Direction
Drop all images and give the records again exactly.

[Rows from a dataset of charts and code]
════════════════

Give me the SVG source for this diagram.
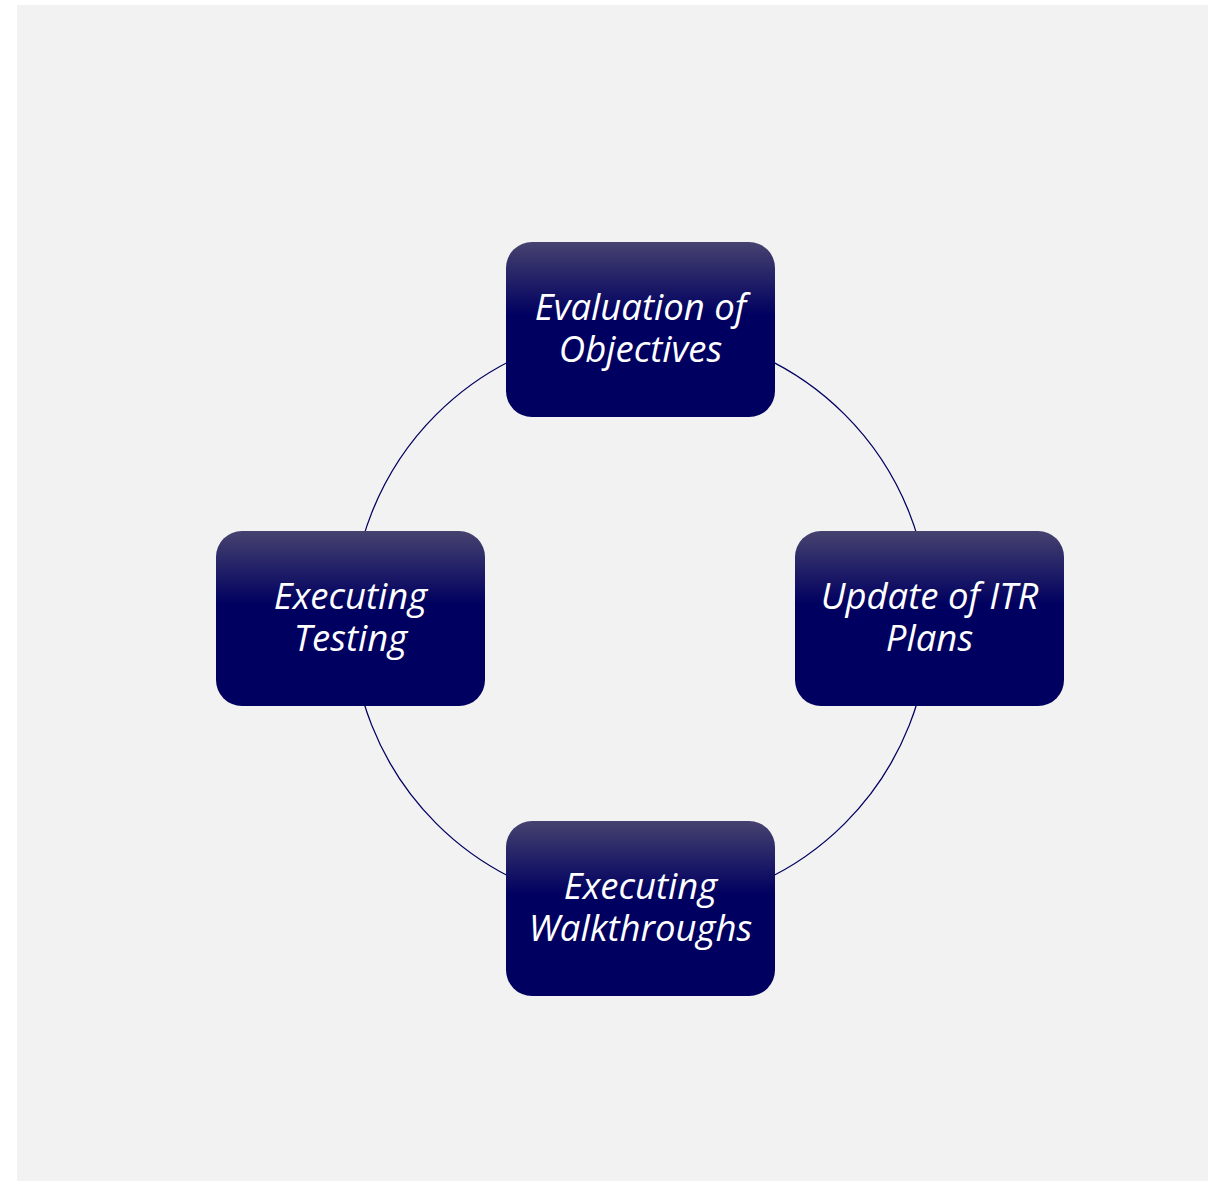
<svg xmlns="http://www.w3.org/2000/svg" width="1222" height="1182" viewBox="0 0 1222 1182">
<style>
.box{fill:url(#g)}
.t{font-family:"Open Sans","Noto Sans",sans-serif;font-style:italic;font-size:36.5px;fill:#ffffff;text-anchor:middle}
.c{fill:none;stroke:#000060;stroke-width:1.3}
</style>
<defs>
<linearGradient id="g" x1="0" y1="0" x2="0" y2="1">
<stop offset="0" stop-color="#46426f"/>
<stop offset="0.42" stop-color="#000060"/>
<stop offset="1" stop-color="#000060"/>
</linearGradient>
</defs>
<rect x="17" y="5" width="1191" height="1176" fill="#f2f2f2"/>
<g id="connectors">
<circle class="c" cx="640.5" cy="619" r="289"/>
</g>
<g id="n1">
<rect class="box" x="506" y="242" width="269" height="175" rx="26"/>
<text class="t" x="640.5" y="320">Evaluation of</text>
<text class="t" x="640.5" y="362">Objectives</text>
</g>
<g id="n2">
<rect class="box" x="795" y="531" width="269" height="175" rx="26"/>
<text class="t" x="929.5" y="609">Update of ITR</text>
<text class="t" x="929.5" y="651">Plans</text>
</g>
<g id="n3">
<rect class="box" x="506" y="821" width="269" height="175" rx="26"/>
<text class="t" x="640.5" y="899">Executing</text>
<text class="t" x="640.5" y="941">Walkthroughs</text>
</g>
<g id="n4">
<rect class="box" x="216" y="531" width="269" height="175" rx="26"/>
<text class="t" x="350.5" y="609">Executing</text>
<text class="t" x="350.5" y="651">Testing</text>
</g>
</svg>
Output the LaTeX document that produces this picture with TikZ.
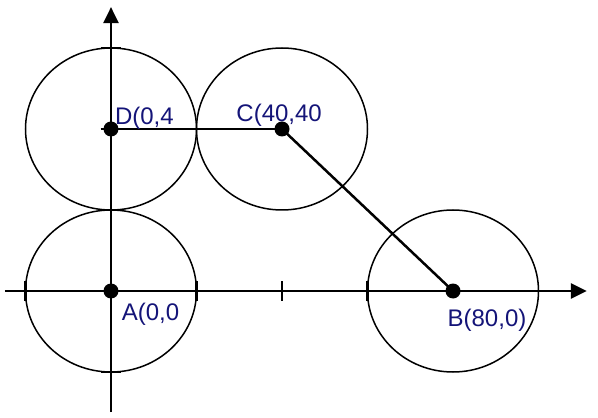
\documentclass[tikz,border=0pt]{standalone}
\usepackage{fontspec}
\setmainfont{Liberation Sans}
\usetikzlibrary{arrows.meta,calc}
\definecolor{lbl}{HTML}{141478}

\begin{document}
\begin{tikzpicture}[
    x=4.275pt, y=4.05pt,
    axis/.style={
        line width=2.6pt, -{Triangle[length=16pt,width=15pt]}
    },
    tick/.style={line width=2.6pt},
    ring/.style={line width=1.5pt},
    seg/.style={line width=2.5pt},
    dot/.style={
        circle, fill=black, minimum size=15pt, inner sep=0pt
    },
    ptlabel/.style={
        font=\fontsize{24}{28}\selectfont, text=lbl,
        anchor=base west, inner sep=0pt
    }
]
\useasboundingbox (-25.965,-31.111) rectangle (113.918,71.852);

% --- axes ---
\coordinate (xl) at (-24.8,0);
\coordinate (xr) at (111.3,0);
\coordinate (yb) at (0,-29.9);
\coordinate (yt) at (0,70.1);
\draw[axis] (xl) -- (xr);
\draw[axis] (yb) -- (yt);

% --- ticks ---
\foreach \t in {-20,20,40,60}
    \draw[tick] (\t,-2.4) -- (\t,2.4);
\foreach \t in {-20,20,40,60}
    \draw[tick] (-2.4,\t) -- (2.4,\t);

% --- points ---
\node[dot] (A) at (0,0) {};
\node[dot] (B) at (80,0) {};
\node[dot] (C) at (40,40) {};
\node[dot] (D) at (0,40) {};

% --- circles of radius 20 round each point ---
\foreach \p in {A,B,C,D}
    \draw[ring] (\p.center) circle (20);

% --- path D -> C -> B ---
\draw[seg] (D.center) -- (C.center);
\draw[seg] (C.center) -- (B.center);

% --- labels ---
\node[ptlabel] (lA) at ($(A)+(2.5,-7.2)$) {A(0,0};
\node[ptlabel] (lB) at ($(B)+(-1.3,-8.8)$) {B(80,0)};
\node[ptlabel] (lC) at ($(C)+(-10.7,1.8)$) {C(40,40};
\node[ptlabel] (lD) at ($(D)+(0.9,1.0)$) {D(0,4};

\end{tikzpicture}
\end{document}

════════════════

Exercise output
Give me the SVG source for this diagram.
<svg xmlns="http://www.w3.org/2000/svg" width="1222" height="1182" viewBox="0 0 1222 1182">
<style>
.box{fill:url(#g)}
.t{font-family:"Open Sans","Noto Sans",sans-serif;font-style:italic;font-size:36.5px;fill:#ffffff;text-anchor:middle}
.c{fill:none;stroke:#000060;stroke-width:1.3}
</style>
<defs>
<linearGradient id="g" x1="0" y1="0" x2="0" y2="1">
<stop offset="0" stop-color="#46426f"/>
<stop offset="0.42" stop-color="#000060"/>
<stop offset="1" stop-color="#000060"/>
</linearGradient>
</defs>
<rect x="17" y="5" width="1191" height="1176" fill="#f2f2f2"/>
<g id="connectors">
<circle class="c" cx="640.5" cy="619" r="289"/>
</g>
<g id="n1">
<rect class="box" x="506" y="242" width="269" height="175" rx="26"/>
<text class="t" x="640.5" y="320">Evaluation of</text>
<text class="t" x="640.5" y="362">Objectives</text>
</g>
<g id="n2">
<rect class="box" x="795" y="531" width="269" height="175" rx="26"/>
<text class="t" x="929.5" y="609">Update of ITR</text>
<text class="t" x="929.5" y="651">Plans</text>
</g>
<g id="n3">
<rect class="box" x="506" y="821" width="269" height="175" rx="26"/>
<text class="t" x="640.5" y="899">Executing</text>
<text class="t" x="640.5" y="941">Walkthroughs</text>
</g>
<g id="n4">
<rect class="box" x="216" y="531" width="269" height="175" rx="26"/>
<text class="t" x="350.5" y="609">Executing</text>
<text class="t" x="350.5" y="651">Testing</text>
</g>
</svg>
Output the LaTeX document that produces this picture with TikZ.
\documentclass[tikz,border=0pt]{standalone}
\usepackage{fontspec}
\setmainfont{Liberation Sans}
\usetikzlibrary{arrows.meta,calc}
\definecolor{lbl}{HTML}{141478}

\begin{document}
\begin{tikzpicture}[
    x=4.275pt, y=4.05pt,
    axis/.style={
        line width=2.6pt, -{Triangle[length=16pt,width=15pt]}
    },
    tick/.style={line width=2.6pt},
    ring/.style={line width=1.5pt},
    seg/.style={line width=2.5pt},
    dot/.style={
        circle, fill=black, minimum size=15pt, inner sep=0pt
    },
    ptlabel/.style={
        font=\fontsize{24}{28}\selectfont, text=lbl,
        anchor=base west, inner sep=0pt
    }
]
\useasboundingbox (-25.965,-31.111) rectangle (113.918,71.852);

% --- axes ---
\coordinate (xl) at (-24.8,0);
\coordinate (xr) at (111.3,0);
\coordinate (yb) at (0,-29.9);
\coordinate (yt) at (0,70.1);
\draw[axis] (xl) -- (xr);
\draw[axis] (yb) -- (yt);

% --- ticks ---
\foreach \t in {-20,20,40,60}
    \draw[tick] (\t,-2.4) -- (\t,2.4);
\foreach \t in {-20,20,40,60}
    \draw[tick] (-2.4,\t) -- (2.4,\t);

% --- points ---
\node[dot] (A) at (0,0) {};
\node[dot] (B) at (80,0) {};
\node[dot] (C) at (40,40) {};
\node[dot] (D) at (0,40) {};

% --- circles of radius 20 round each point ---
\foreach \p in {A,B,C,D}
    \draw[ring] (\p.center) circle (20);

% --- path D -> C -> B ---
\draw[seg] (D.center) -- (C.center);
\draw[seg] (C.center) -- (B.center);

% --- labels ---
\node[ptlabel] (lA) at ($(A)+(2.5,-7.2)$) {A(0,0};
\node[ptlabel] (lB) at ($(B)+(-1.3,-8.8)$) {B(80,0)};
\node[ptlabel] (lC) at ($(C)+(-10.7,1.8)$) {C(40,40};
\node[ptlabel] (lD) at ($(D)+(0.9,1.0)$) {D(0,4};

\end{tikzpicture}
\end{document}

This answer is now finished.